‘Shocking’ truths revealed with Screen Time

By ISABELLA VOTSIS

Phone users might be shocked to learn how much time they spend interacting with a phone screen, a mental health professional warns.

Apple’s newest iOS 12 feature Screen Time can help people track their screen use and allows users to self-enable blocks on their apps for explicit times of day to try to minimise distractions.

Mental health expert and psychotherapist Eva Deligiannis said Screen Time could be the answer many people were searching for to monitor technology use.

“Checking social media or just using our phone constantly is a common way of avoid what is difficult in our lives or just avoiding stuff we need to get done in our day. Having a tool to help monitor usage is helpful,” Ms Deligiannis said.

"Setting up these new tools and just letting them run on a normal day, would I imagine be a very insightful – and possibly shocking – way to see how much time goes into being tied to our phones.”

Statistics from comScore’s 2017 report indicate that on average the general population use their smart devices for more than four hours a day, with the 18-24-year-old demographic using their devices the most.

Ms Deligiannis thinks that this statistic could be an indicator of why mental health is so poor for this demographic. Mindframe statistics show this group has the highest rate of mental illness, with 26 per cent likely to be affected at some stage. 
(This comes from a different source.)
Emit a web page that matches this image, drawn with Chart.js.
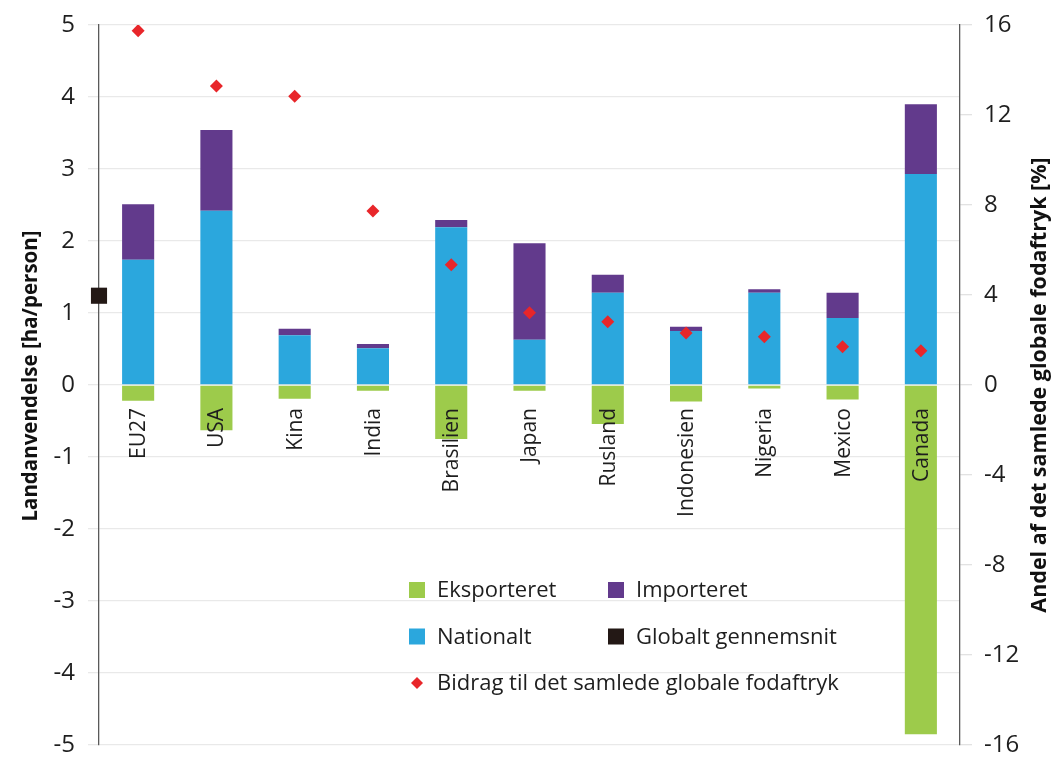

“Being saturated with images all the time via social media, in particular Instagram, creates only a one-way lens of what people are showing. If you spend too much [time] being consumed in social media that promotes these ideas, then it creates low self-esteem, depression and other mental [health] issues,”  she said.

“Having a colleague/friend help you set new limits would be a great way of creating new habits. Using any form of technology at night (which is common for younger people) creates major problems with regulating sleep and getting enough sleep.”

Given the evidence of mental health implications from excessive device usage, questions have been raised about these impacts on online business owners who also have to balance personal time online.

Social media influencer Dil Kaur – also known as @blingedoutlemons – said the mental health impacts of social media could actually be more positive than negative.

“[Uploading on YouTube] played a really important part in my mental health journey ... social media in general kind of provided me [with] an outlet to find people like myself,” Ms Kaur said.

Despite the good that has come from her social media presence, Ms Kaur  admitted it could be tricky to separate work from free time online, and often spent upwards of six hours on her devices daily.

“I’m online all the time … everyone consumes media differently, everyone uses technology differently,” she said.

Only time will indicate whether this feature really is the answer to our technology usage woes, but for online business owners and personalities Ms Kaur said the “distinction [of time spent] is really important”.

“I don’t think it’s Apple’s job to come up with tools like that, it’s cool [though] that they did,” she said.